No skilled nursing deal comes easily these days, and one facility in Connecticut went over a few hurdles to find a new owner. That buyer played a big role in getting the deal done too, other than writing the check. The deal was under LOI before the pandemic and closed at the end of September. Dave Balow of Senior Living Investment Brokerage handled the transaction. 

Built in stages in 1955, 1975 and 1994, the 62-bed facility in Plainfield had been family-owned and operated since it opened. It had historically run at high occupancy (at 90% before the pandemic), with a strong quality mix. Also, the facility had managed to stay COVID-free throughout much of 2020, a feat for any SNF in the Northeast.
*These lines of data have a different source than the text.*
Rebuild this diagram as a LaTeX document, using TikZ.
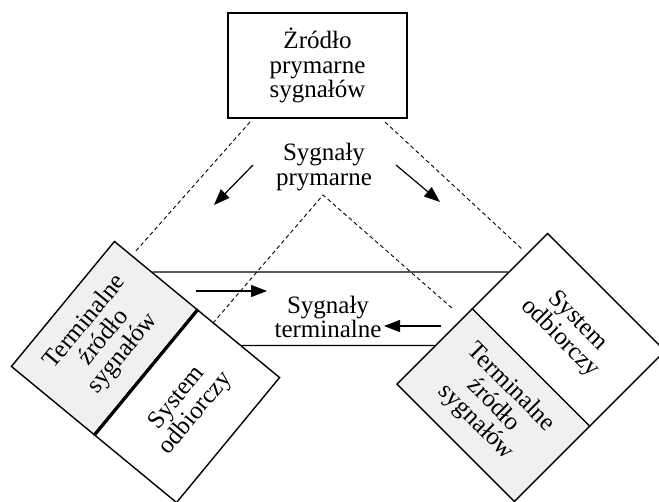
\documentclass[tikz,border=0pt]{standalone}
\usepackage{fontspec}
\setmainfont{Liberation Serif}
\usetikzlibrary{arrows.meta,calc}
\begin{document}
\begin{tikzpicture}[x=1pt,y=1pt,
  lbl/.style={font=\fontsize{25}{24.5}\selectfont, align=center},
  half/.style={draw, line width=1.4pt, minimum height=107pt, inner sep=0pt, lbl},
  shaded/.style={half, fill=black!6},
  guide/.style={line width=0.9pt, dash pattern=on 4pt off 3pt},
  link/.style={line width=1.2pt},
  sig/.style={line width=1.2pt, -{Triangle[length=16pt,width=12pt]}}
]
\clip (0,0) rectangle (659,501);

% dashed projection lines
\coordinate (d1) at (250,379);
\coordinate (d2) at (135,249);
\coordinate (d3) at (385,379);
\coordinate (d4) at (523,251);
\coordinate (apex) at (323,306);
\coordinate (d5) at (213,178);
\coordinate (d6) at (453,192);
\draw[guide] (d1) -- (d2);
\draw[guide] (d3) -- (d4);
\draw[guide] (d5) -- (apex) -- (d6);

% primary source
\node[draw, line width=1.8pt, minimum width=179pt, minimum height=105pt, lbl]
  (prim) at (317.5,435.5) {Żródło\\prymarne\\sygnałów};

% left terminal unit
\coordinate (LC) at (145.5,129);
\node[shaded, rotate=50.5, minimum width=162pt] (Lsrc)
  at ($(LC)+(-39.5:-53.5)$) {Terminalne\\źródło\\sygnałów};
\node[half, rotate=50.5, minimum width=162pt] (Lsys)
  at ($(LC)+(-39.5:53.5)$) {System\\odbiorczy};
\draw[line width=3.2pt] (Lsrc.south west) -- (Lsrc.south east);

% right terminal unit
\coordinate (RC) at (531,133.5);
\node[half, rotate=-45, minimum width=166pt, minimum height=106.5pt] (Rsys)
  at ($(RC)+(45:53.25)$) {System\\odbiorczy};
\node[shaded, rotate=-45, minimum width=166pt, minimum height=106.5pt] (Rsrc)
  at ($(RC)+(45:-53.25)$) {Terminalne\\źródło\\sygnałów};

% terminal signal channel
\coordinate (t1) at (intersection of Lsrc.north east--Lsrc.south east and 0,229--659,229);
\coordinate (t2) at (intersection of Rsys.north west--Rsys.south west and 0,229--659,229);
\coordinate (b1) at (intersection of Lsys.north east--Lsys.south east and 0,155.5--659,155.5);
\coordinate (b2) at (intersection of Rsrc.north west--Rsrc.south west and 0,155.5--659,155.5);
\draw[link] (t1) -- (t2);
\draw[link] (b1) -- (b2);

% labels
\node[lbl] (ps) at (324,334) {Sygnały\\prymarne};
\node[lbl] (ts) at (328,184) {Sygnały\\terminalne};

% signal arrows
\coordinate (a1) at (253,336); \coordinate (a2) at (214,296);
\coordinate (a3) at (396,336); \coordinate (a4) at (440,299);
\coordinate (a5) at (196,210); \coordinate (a6) at (267,210);
\coordinate (a7) at (441,175); \coordinate (a8) at (384,175);
\draw[sig] (a1) -- (a2);
\draw[sig] (a3) -- (a4);
\draw[sig] (a5) -- (a6);
\draw[sig] (a7) -- (a8);
\end{tikzpicture}
\end{document}
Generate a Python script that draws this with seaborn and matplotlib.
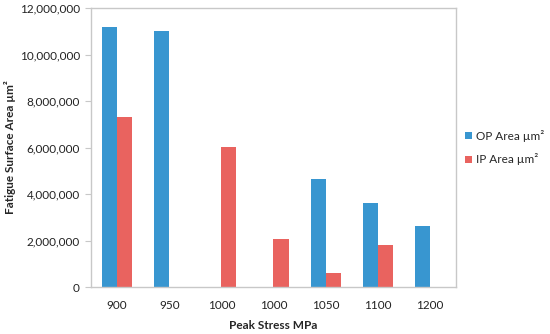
import matplotlib
matplotlib.use("Agg")
import matplotlib.pyplot as plt
import seaborn as sns
import pandas as pd
from matplotlib.ticker import FuncFormatter

# Data
stress_labels = ["900", "950", "1000", "1000", "1050", "1100", "1200"]
op_area = [11180000, 11010000, 0, 0, 4650000, 3600000, 2640000]
ip_area = [7320000, 0, 6030000, 2050000, 590000, 1810000, 0]
series_names = ["OP Area µm²", "IP Area µm²"]
colors = ["#3896D0", "#E9635F"]

# long format; use a position key because "1000" appears twice
rows = []
for i, lab in enumerate(stress_labels):
    rows.append({"pos": str(i), "series": series_names[0], "value": op_area[i]})
    rows.append({"pos": str(i), "series": series_names[1], "value": ip_area[i]})
df = pd.DataFrame(rows)

sns.set_style("white")
plt.rcParams["font.family"] = ["Lato", "DejaVu Sans"]

fig = plt.figure(figsize=(5.5, 3.34), dpi=100)
ax = fig.add_axes([0.1655, 0.1407, 0.6635, 0.8353])

sns.barplot(data=df, x="pos", y="value", hue="series",
            order=[str(i) for i in range(len(stress_labels))],
            hue_order=series_names, palette=colors, width=0.58,
            saturation=1, errorbar=None, ax=ax, linewidth=0)

ax.set_ylim(0, 12000000)
ax.set_yticks(range(0, 12000001, 2000000))
ax.yaxis.set_major_formatter(FuncFormatter(lambda v, p: f"{int(v):,}"))
ax.set_xticks(range(len(stress_labels)))
ax.set_xticklabels(stress_labels)
ax.set_xlim(-0.5, len(stress_labels) - 0.5)

for s in ax.spines.values():
    s.set_color("#C8C8C8")
    s.set_linewidth(1)
ax.tick_params(axis="y", length=4, color="#C8C8C8", labelsize=8.5,
               labelcolor="#222222", pad=4, left=True)
ax.tick_params(axis="x", length=0, labelsize=8.5, labelcolor="#222222", pad=9)

ax.set_xlabel("Peak Stress MPa", fontsize=8.5, fontweight="bold", labelpad=7)
ax.set_ylabel("Fatigue Surface Area µm²", fontsize=8.5, fontweight="bold")
ax.yaxis.set_label_coords(-0.205, 0.5)

handles, labels = ax.get_legend_handles_labels()
ax.legend(handles, labels, loc="center left", bbox_to_anchor=(1.025, 0.5),
          borderaxespad=0, borderpad=0, frameon=False, fontsize=8.5,
          handlelength=0.6, handleheight=0.6, handletextpad=0.35,
          labelspacing=1.0)

fig.savefig("out.png", dpi=100)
However, in late November, there was an outbreak, and the facility had to contend with key staff refusing to show up to work.  

That was when the buyer, Massachusetts-based Wachusett Healthcare, stepped in to provide resources (including staff) to help the seller get through the worst of the outbreak and prevent the facility from shutting down due to inadequate staffing levels. Wachusett provided this aid, under an interim management agreement where they were compensated 5% of revenues, all while trying to operate its other four SNFs in Connecticut and Massachusetts during a difficult winter. 

Eventually, they were able to rebuild census back to 90% and turned EBITDAR positive by the time of closing. The payor mix was also approximately 75% Medicaid, 20% Medicare and 5% private pay/insurance. Using an SBA loan, Wachusett paid $2.575 million, or $41,500 per bed, for the facility, at a roughly 9% cap rate on trailing financials.